Yuanyu Wan, Nan Wei, Lijun Zhang

Proceedings of the Twenty-Seventh International Joint Conference on Artificial Intelligence
Main track. Pages 2748-2754. https://doi.org/10.24963/ijcai.2018/381

By employing time-varying proximal functions, adaptive subgradient methods (ADAGRAD) have improved the regret bound and been widely used in online learning and optimization. However, ADAGRAD with full matrix proximal functions (ADA-FULL) cannot deal with large-scale problems due to the impractical time and space complexities, though it has better performance when gradients are correlated.
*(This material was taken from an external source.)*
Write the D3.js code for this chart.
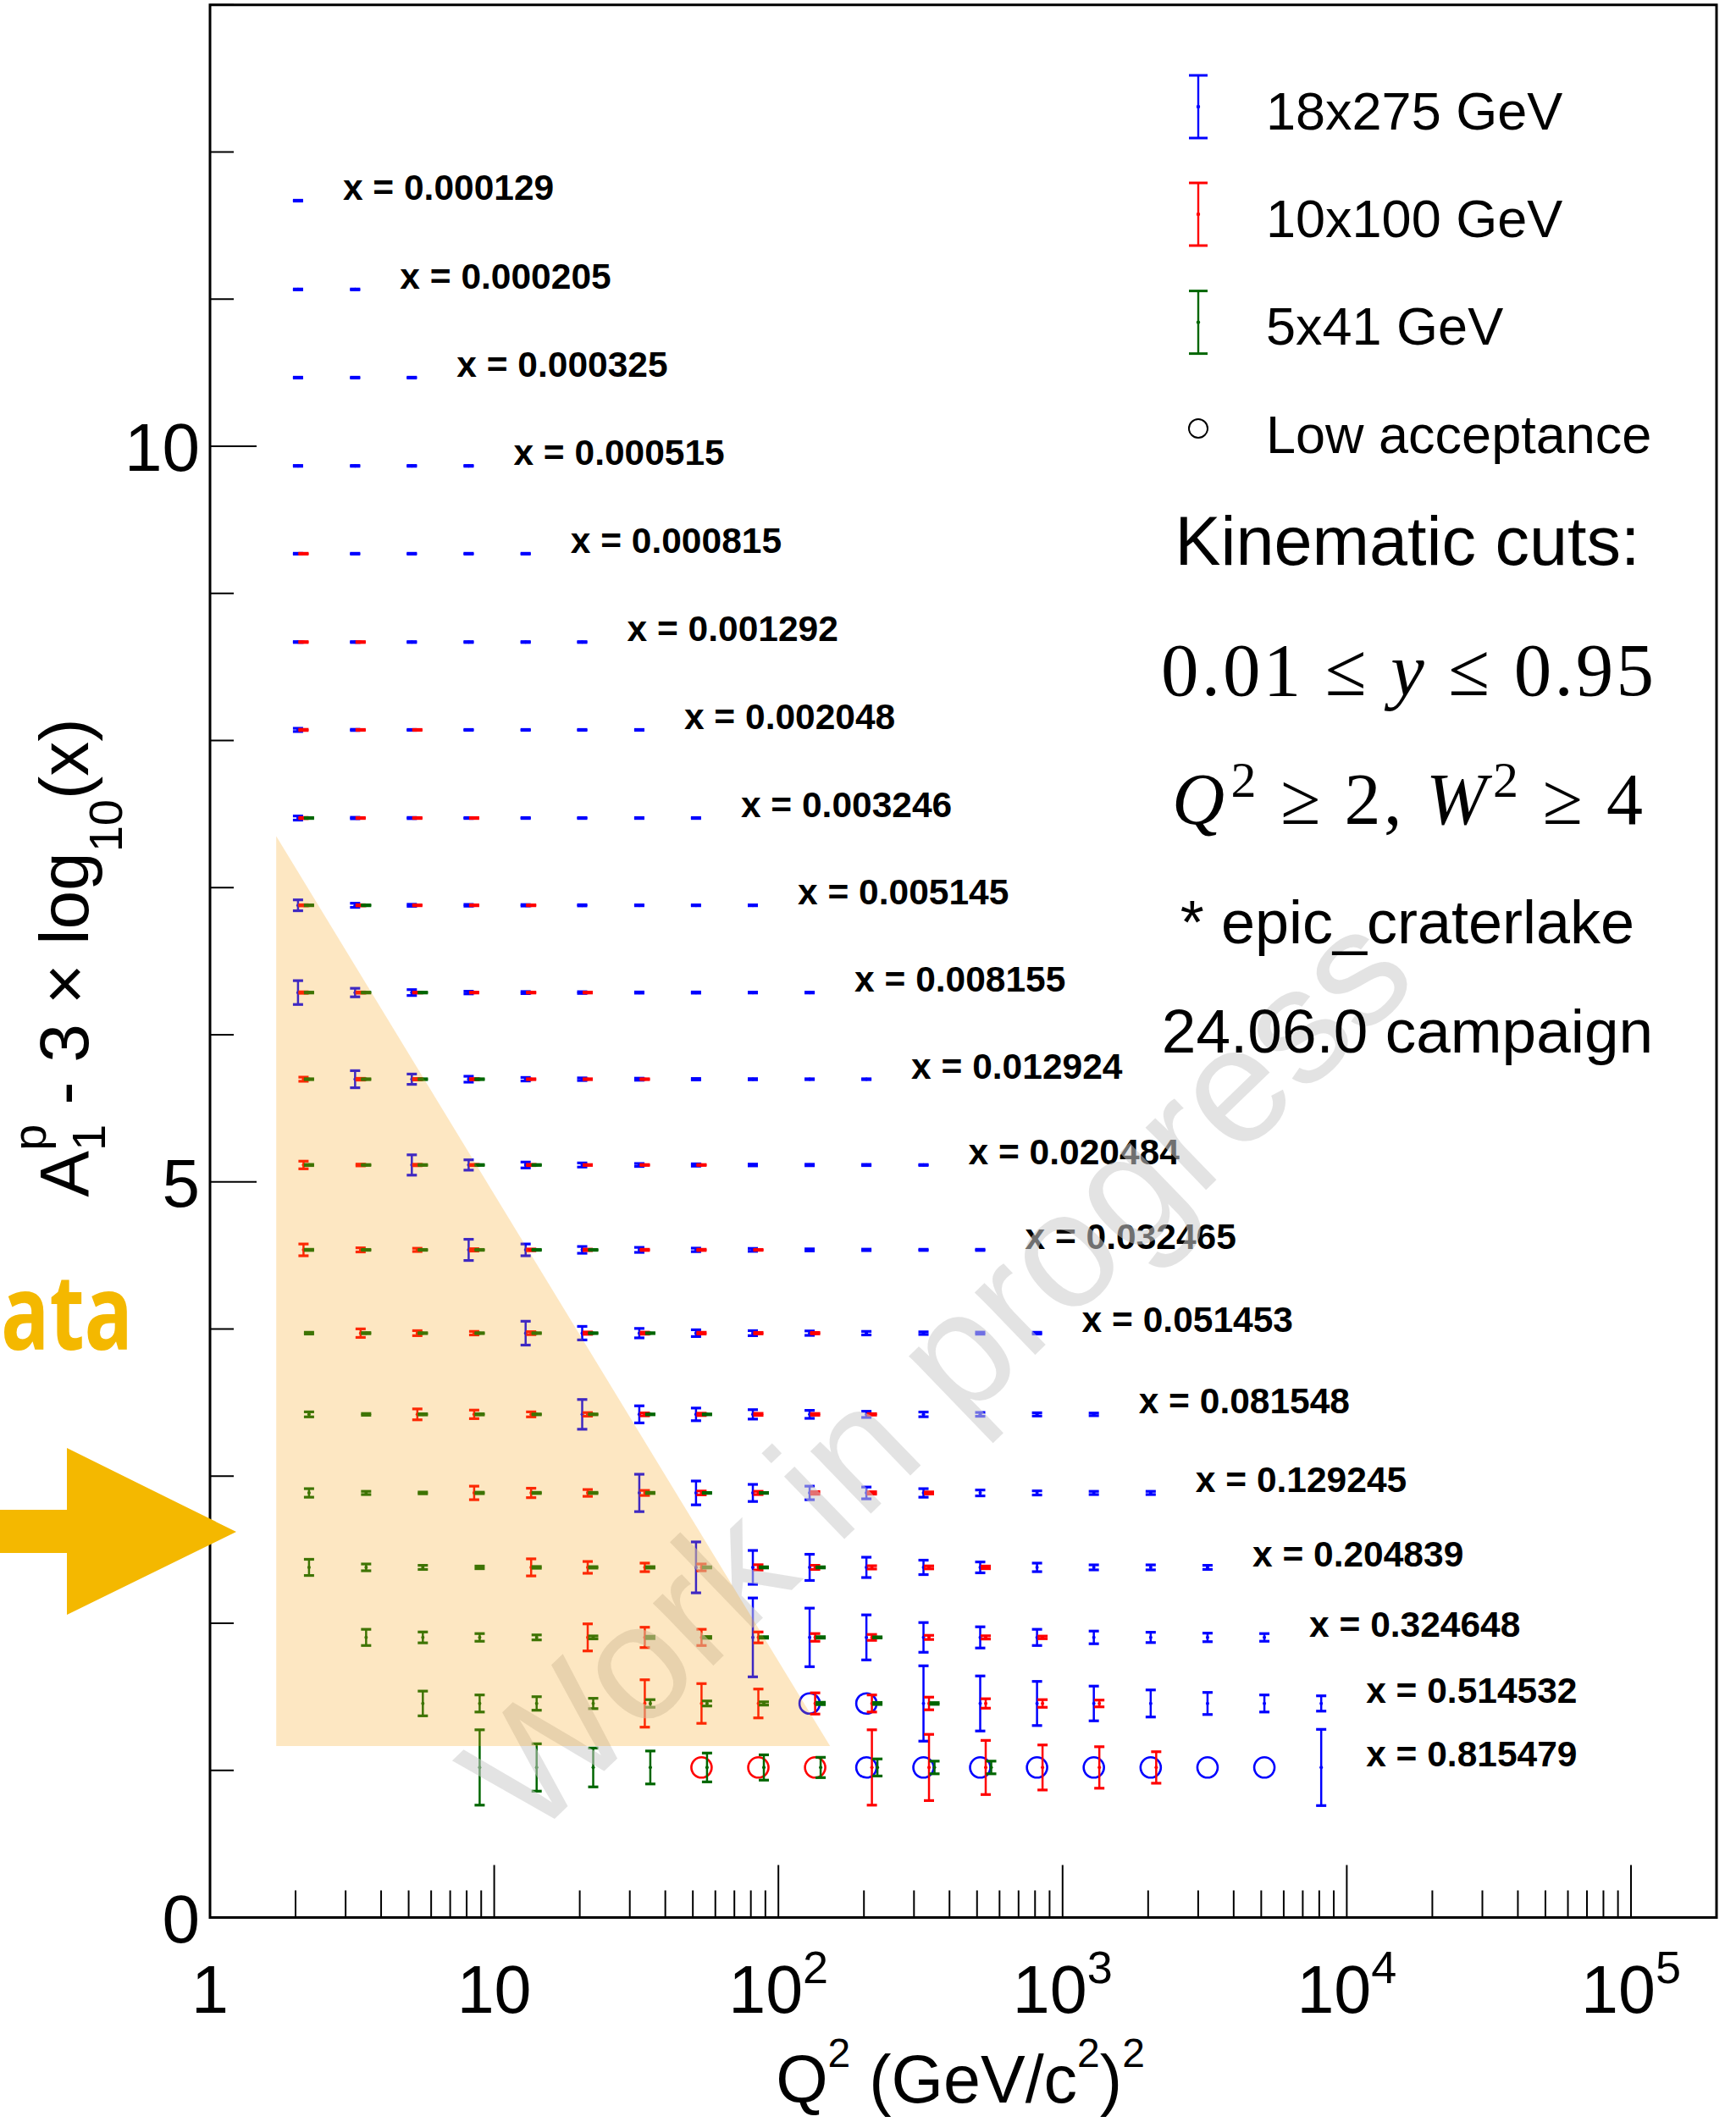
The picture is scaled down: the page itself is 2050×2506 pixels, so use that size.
<!DOCTYPE html>
<html><head><meta charset="utf-8">
<script src="https://cdn.jsdelivr.net/npm/d3@7"></script>
<style>body{margin:0;background:#fff}svg{display:block}</style>
</head><body>
<script>
// ---------------- DATA ----------------
const xBinLabels = ["0.000129","0.000205","0.000325","0.000515","0.000815","0.001292","0.002048","0.003246","0.005145","0.008155","0.012924","0.020484","0.032465","0.051453","0.081548","0.129245","0.204839","0.324648","0.514532","0.815479"];
const a1Values = [0.001,0.001,0.002,0.002,0.003,0.003,0.006,0.007,0.014,0.021,0.032,0.049,0.072,0.106,0.154,0.220,0.314,0.438,0.589,0.754];
const q2Centers = [2.04,3.24,5.13,8.13,12.9,20.4,32.4,51.3,81.3,128.8,204,324,513,813,1288,2042,3236,5129,8128];

const seriesNames = ["18x275 GeV","10x100 GeV","5x41 GeV"];
const seriesColors = ["#0000ff","#ff0000","#006600"];

const firstBin18x275 = [0,0,0,0,0,0,0,0,0,0,1,2,3,4,5,6,7,8,9,10];
const err18x275 = [
[0.003],
[0.003,0.003],
[0.003,0.003,0.003],
[0.003,0.003,0.003,0.003],
[0.003,0.003,0.003,0.003,0.003],
[0.003,0.003,0.003,0.003,0.003,0.003],
[0.011,0.004,0.003,0.003,0.003,0.003,0.003],
[0.014,0.005,0.004,0.003,0.003,0.003,0.003,0.003],
[0.037,0.014,0.007,0.006,0.005,0.004,0.003,0.003,0.003],
[0.081,0.029,0.020,0.009,0.007,0.006,0.004,0.004,0.003,0.003],
[0.058,0.035,0.020,0.012,0.009,0.007,0.005,0.004,0.003,0.003],
[0.069,0.035,0.020,0.014,0.010,0.008,0.006,0.005,0.004,0.003],
[0.072,0.040,0.023,0.017,0.012,0.010,0.007,0.005,0.004,0.004],
[0.081,0.046,0.032,0.023,0.017,0.015,0.012,0.009,0.007,0.006],
[0.101,0.058,0.043,0.032,0.027,0.021,0.016,0.013,0.011,0.009],
[0.127,0.081,0.058,0.046,0.040,0.029,0.020,0.014,0.011,0.011],
[0.173,0.115,0.089,0.069,0.049,0.037,0.029,0.017,0.017,0.014],
[0.268,0.199,0.153,0.101,0.072,0.055,0.043,0.035,0.029,0.026],
[null,null,0.256,0.187,0.150,0.118,0.092,0.075,0.058,0.052],
[null,null,null,null,null,null,null,null,0.259]
];
const lowAcc18x275 = [[18,9],[18,10],[19,10],[19,11],[19,12],[19,13],[19,14],[19,15],[19,16],[19,17]];

const firstBin10x100 = [null,null,null,null,0,0,0,0,0,0,0,0,0,1,2,3,4,5,6,7];
const err10x100 = [
[],[],[],[],
[0.003],
[0.003,0.003],
[0.004,0.003,0.003],
[0.004,0.003,0.003,0.003],
[0.004,0.004,0.003,0.003,0.003],
[0.005,0.004,0.003,0.003,0.003,0.003],
[0.014,0.006,0.005,0.004,0.003,0.003,0.003],
[0.026,0.006,0.005,0.004,0.004,0.003,0.003,0.003],
[0.040,0.014,0.011,0.008,0.006,0.005,0.004,0.004,0.003],
[0.029,0.017,0.012,0.010,0.008,0.007,0.006,0.005,0.005],
[0.037,0.029,0.017,0.012,0.010,0.008,0.007,0.006,0.005],
[0.046,0.032,0.023,0.017,0.013,0.011,0.009,0.008,0.007],
[0.058,0.040,0.029,0.023,0.018,0.014,0.011,0.010,0.009],
[0.092,0.069,0.055,0.037,0.026,0.020,0.014,0.011,0.009],
[0.161,0.135,0.098,0.072,0.058,0.043,0.032,0.026,0.023],
[null,null,null,0.256,0.225,0.184,0.153,0.141,0.107]
];
const lowAcc10x100 = [[19,7],[19,8],[19,9]];

const firstBin5x41 = [null,null,null,null,null,null,null,0,0,0,0,0,0,0,0,0,0,1,2,3];
const err5x41 = [
[],[],[],[],[],[],[],
[0.003],
[0.003,0.003],
[0.003,0.003,0.003],
[0.003,0.003,0.003,0.003],
[0.004,0.003,0.003,0.003,0.003],
[0.004,0.003,0.003,0.003,0.003,0.003],
[0.006,0.004,0.003,0.003,0.003,0.003,0.003],
[0.017,0.006,0.004,0.004,0.003,0.003,0.003,0.003],
[0.029,0.011,0.006,0.005,0.004,0.004,0.004,0.003,0.003],
[0.055,0.023,0.014,0.009,0.006,0.005,0.005,0.004,0.004,0.004],
[0.055,0.037,0.026,0.017,0.010,0.008,0.006,0.005,0.005,0.004],
[0.084,0.058,0.046,0.035,0.026,0.017,0.011,0.008,0.007,0.006],
[0.256,0.161,0.132,0.112,0.098,0.086,0.069,0.058,0.043,0.043]
];
const lowAcc5x41 = [];

const xTickValues = [1,10,100,1000,10000,100000];
const yTickValues = [0,5,10];
const xDomain = [1, 2e5];
const yDomain = [0, 13];
// shaded region (Q2, y) corners
const shadedRegion = [[1.71,7.35],[1.71,1.165],[152,1.165]];
const kinematicLines = ["Kinematic cuts:","* epic_craterlake","24.06.0 campaign"];

// ---------------- DRAW ----------------
const W = 2050, H = 2506;
const SANS = "'Liberation Sans', Arial, Helvetica, sans-serif";
const SERIF = "'Liberation Serif', 'Times New Roman', serif";
const svg = d3.select("body").append("svg").attr("width", W).attr("height", H)
  .style("font-family", SANS);

const x = d3.scaleLog().domain(xDomain).range([248, 2027]);
const y = d3.scaleLinear().domain(yDomain).range([2264.5, 5.75]);
const rowValue = r => a1Values[r] - 3 * Math.log10(+xBinLabels[r]);

const seriesData = [
  {first: firstBin18x275, err: err18x275, low: lowAcc18x275, dx: 0},
  {first: firstBin10x100, err: err10x100, low: lowAcc10x100, dx: 6.5},
  {first: firstBin5x41, err: err5x41, low: lowAcc5x41, dx: 13}
];

const gPts = svg.append("g");
const lastBin = xBinLabels.map(() => 0);
seriesData.forEach((s, si) => {
  const col = seriesColors[si];
  const g = gPts.append("g");
  const pts = [];
  s.err.forEach((row, r) => {
    if (s.first[r] === null) return;
    row.forEach((e, i) => {
      const k = s.first[r] + i;
      lastBin[r] = Math.max(lastBin[r], k);
      if (e !== null) pts.push({r, k, e});
    });
  });
  s.low.forEach(([r, k]) => { lastBin[r] = Math.max(lastBin[r], k); });
  const sel = g.selectAll("g.pt").data(pts).join("g").attr("class", "pt")
    .attr("transform", d => `translate(${x(q2Centers[d.k]) + s.dx},0)`);
  sel.append("line").attr("x1", 0).attr("x2", 0)
    .attr("y1", d => y(rowValue(d.r) + d.e)).attr("y2", d => y(rowValue(d.r) - d.e))
    .attr("stroke", col).attr("stroke-width", 2.5);
  sel.append("line").attr("x1", -6).attr("x2", 6)
    .attr("y1", d => y(rowValue(d.r) + d.e)).attr("y2", d => y(rowValue(d.r) + d.e))
    .attr("stroke", col).attr("stroke-width", 3.2);
  sel.append("line").attr("x1", -6).attr("x2", 6)
    .attr("y1", d => y(rowValue(d.r) - d.e)).attr("y2", d => y(rowValue(d.r) - d.e))
    .attr("stroke", col).attr("stroke-width", 3.2);
  sel.append("circle").attr("cx", 0).attr("cy", d => y(rowValue(d.r))).attr("r", 2).attr("fill", col);
  g.selectAll("circle.low").data(s.low).join("circle").attr("class", "low")
    .attr("cx", d => x(q2Centers[d[1]]) + s.dx).attr("cy", d => y(rowValue(d[0])))
    .attr("r", 12).attr("fill", "none").attr("stroke", col).attr("stroke-width", 2.6);
});

// row labels
svg.append("g").selectAll("text").data(xBinLabels).join("text")
  .attr("x", (d, r) => x(q2Centers[lastBin[r]]) + 53)
  .attr("y", (d, r) => y(rowValue(r)) - 1)
  .style("font-size", "42.5px").style("font-weight", "bold")
  .text(d => "x = " + d);

// watermark
svg.append("text").attr("transform", "translate(1152,1668) rotate(-44)")
  .attr("text-anchor", "middle").style("font-size", "194px")
  .attr("fill", "rgb(204,204,204)").attr("fill-opacity", 0.55)
  .text("Work in progress");

// shaded region
svg.append("path")
  .attr("d", d3.line()(shadedRegion.map(p => [x(p[0]), y(p[1])])) + "Z")
  .attr("fill", "rgb(247,160,10)").attr("fill-opacity", 0.25);

// legend
const legY = [126, 253, 380.6];
const lg = svg.append("g");
seriesNames.forEach((n, i) => {
  const cy = legY[i], c = seriesColors[i];
  lg.append("line").attr("x1", 1415).attr("x2", 1415).attr("y1", cy - 37).attr("y2", cy + 37).attr("stroke", c).attr("stroke-width", 2.4);
  lg.append("line").attr("x1", 1404).attr("x2", 1426).attr("y1", cy - 37).attr("y2", cy - 37).attr("stroke", c).attr("stroke-width", 3);
  lg.append("line").attr("x1", 1404).attr("x2", 1426).attr("y1", cy + 37).attr("y2", cy + 37).attr("stroke", c).attr("stroke-width", 3);
  lg.append("circle").attr("cx", 1415).attr("cy", cy).attr("r", 2.2).attr("fill", c);
  lg.append("text").attr("x", 1495).attr("y", cy + 26.5).style("font-size", "63px").text(n);
});
lg.append("circle").attr("cx", 1415).attr("cy", 506).attr("r", 11).attr("fill", "none").attr("stroke", "#000").attr("stroke-width", 2);
lg.append("text").attr("x", 1495).attr("y", 534.6).style("font-size", "63px").text("Low acceptance");

// kinematic text
const kx = 1662;
svg.append("text").attr("x", kx).attr("y", 667).attr("text-anchor", "middle").style("font-size", "81px").text(kinematicLines[0]);
const m1 = svg.append("text").attr("x", kx).attr("y", 821).attr("text-anchor", "middle")
  .style("font-family", SERIF).style("font-size", "89px")
  .attr("textLength", 582).attr("lengthAdjust", "spacing");
m1.append("tspan").text("0.01 \u2264 ");
m1.append("tspan").style("font-style", "italic").text("y");
m1.append("tspan").text(" \u2264 0.95");
const m2 = svg.append("text").attr("x", kx).attr("y", 973).attr("text-anchor", "middle")
  .style("font-family", SERIF).style("font-size", "86px")
  .attr("textLength", 556).attr("lengthAdjust", "spacing");
m2.append("tspan").style("font-style", "italic").text("Q");
m2.append("tspan").attr("dx", 4).attr("dy", -32).style("font-size", "60px").text("2");
m2.append("tspan").attr("dy", 32).text(" \u2265 2, ");
m2.append("tspan").style("font-style", "italic").text("W");
m2.append("tspan").attr("dx", 4).attr("dy", -32).style("font-size", "60px").text("2");
m2.append("tspan").attr("dy", 32).text(" \u2265 4");
svg.append("text").attr("x", kx).attr("y", 1113.5).attr("text-anchor", "middle").style("font-size", "72px").text(kinematicLines[1]);
svg.append("text").attr("x", kx).attr("y", 1243).attr("text-anchor", "middle").style("font-size", "73px").text(kinematicLines[2]);

// axes frame
const ax = svg.append("g");
ax.append("rect").attr("x", x(xDomain[0])).attr("y", y(yDomain[1]))
  .attr("width", x(xDomain[1]) - x(xDomain[0])).attr("height", y(yDomain[0]) - y(yDomain[1]))
  .attr("fill", "none").attr("stroke", "#000").attr("stroke-width", 3);
// y ticks
d3.range(yDomain[0], yDomain[1] + 1).forEach(v => {
  const major = yTickValues.includes(v);
  ax.append("line").attr("x1", 248).attr("x2", 248 + (major ? 55 : 28))
    .attr("y1", y(v)).attr("y2", y(v)).attr("stroke", "#000").attr("stroke-width", 2);
});
yTickValues.forEach(v => {
  ax.append("text").attr("x", 236).attr("y", y(v) + 29).attr("text-anchor", "end")
    .style("font-size", "80px").text(v);
});
// x ticks
xTickValues.forEach(d => {
  ax.append("line").attr("x1", x(d)).attr("x2", x(d)).attr("y1", 2264.5).attr("y2", 2264.5 - 62)
    .attr("stroke", "#000").attr("stroke-width", 2);
  for (let m = 2; m <= 9; m++) {
    const v = d * m;
    if (v >= xDomain[1]) break;
    ax.append("line").attr("x1", x(v)).attr("x2", x(v)).attr("y1", 2264.5).attr("y2", 2264.5 - 32)
      .attr("stroke", "#000").attr("stroke-width", 2);
  }
  const e = Math.round(Math.log10(d));
  const t = ax.append("text").attr("x", x(d)).attr("y", 2377).attr("text-anchor", "middle").style("font-size", "79px");
  if (e <= 1) t.text(e === 0 ? "1" : "10");
  else {
    t.append("tspan").text("10");
    t.append("tspan").attr("dy", -35).style("font-size", "54px").text(e);
  }
});

// axis titles
const xt = svg.append("text").attr("x", 1134).attr("y", 2483).attr("text-anchor", "middle").style("font-size", "79px");
xt.append("tspan").text("Q");
xt.append("tspan").attr("dy", -42).style("font-size", "48px").text("2");
xt.append("tspan").attr("dy", 42).text(" (GeV/c");
xt.append("tspan").attr("dy", -42).style("font-size", "48px").text("2");
xt.append("tspan").attr("dy", 42).text(")");
xt.append("tspan").attr("dy", -42).style("font-size", "48px").text("2");

const yt = svg.append("text").attr("transform", "translate(104,1131) rotate(-90)")
  .attr("text-anchor", "middle").style("font-size", "82px");
yt.append("tspan").text("A");
yt.append("tspan").attr("dy", 20).style("font-size", "56px").text("1");
yt.append("tspan").attr("dx", -31).attr("dy", -70).style("font-size", "56px").text("p");
yt.append("tspan").attr("dy", 50).text(" - 3 \u00d7 log");
yt.append("tspan").attr("dy", 40).style("font-size", "56px").text("10");
yt.append("tspan").attr("dy", -40).text("(x)");

// annotation arrow + text
const orange = "#f4b800";
svg.append("polygon")
  .attr("points", [[0,1783],[79,1783],[79,1710],[279,1809],[79,1907],[79,1834],[0,1834]].map(p => p.join(",")).join(" "))
  .attr("fill", orange);
svg.append("text").attr("x", 1).attr("y", 1594)
  .style("font-family", "'Open Sans', 'DejaVu Sans', sans-serif").style("font-weight", "bold")
  .style("font-size", "124px").attr("fill", orange)
  .attr("textLength", 156).attr("lengthAdjust", "spacingAndGlyphs").text("ata");
</script>
</body></html>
In this paper, we propose ADA-FD, an efficient variant of ADA-FULL based on a deterministic matrix sketching technique called frequent directions. Following ADA-FULL, we incorporate our ADA-FD into both primal-dual subgradient method and composite mirror descent method to develop two efficient methods. By maintaining and manipulating low-rank matrices, at each iteration, the space complexity is reduced from $O(d^2)$ to $O(\tau d)$ and the time complexity is reduced from $O(d^3)$ to $O(\tau^2d)$, where $d$ is the dimensionality of the data and $\tau \ll d$ is the sketching size. Theoretical analysis reveals that the regret of our methods is close to that of ADA-FULL as long as the outer product matrix of gradients is approximately low-rank. Experimental results show that our ADA-FD is comparable to ADA-FULL and outperforms other state-of-the-art algorithms in online convex optimization as well as in training convolutional neural networks (CNN).
Keywords:
Machine Learning: Machine Learning
Machine Learning: Online Learning
Machine Learning Applications: Big data ; Scalability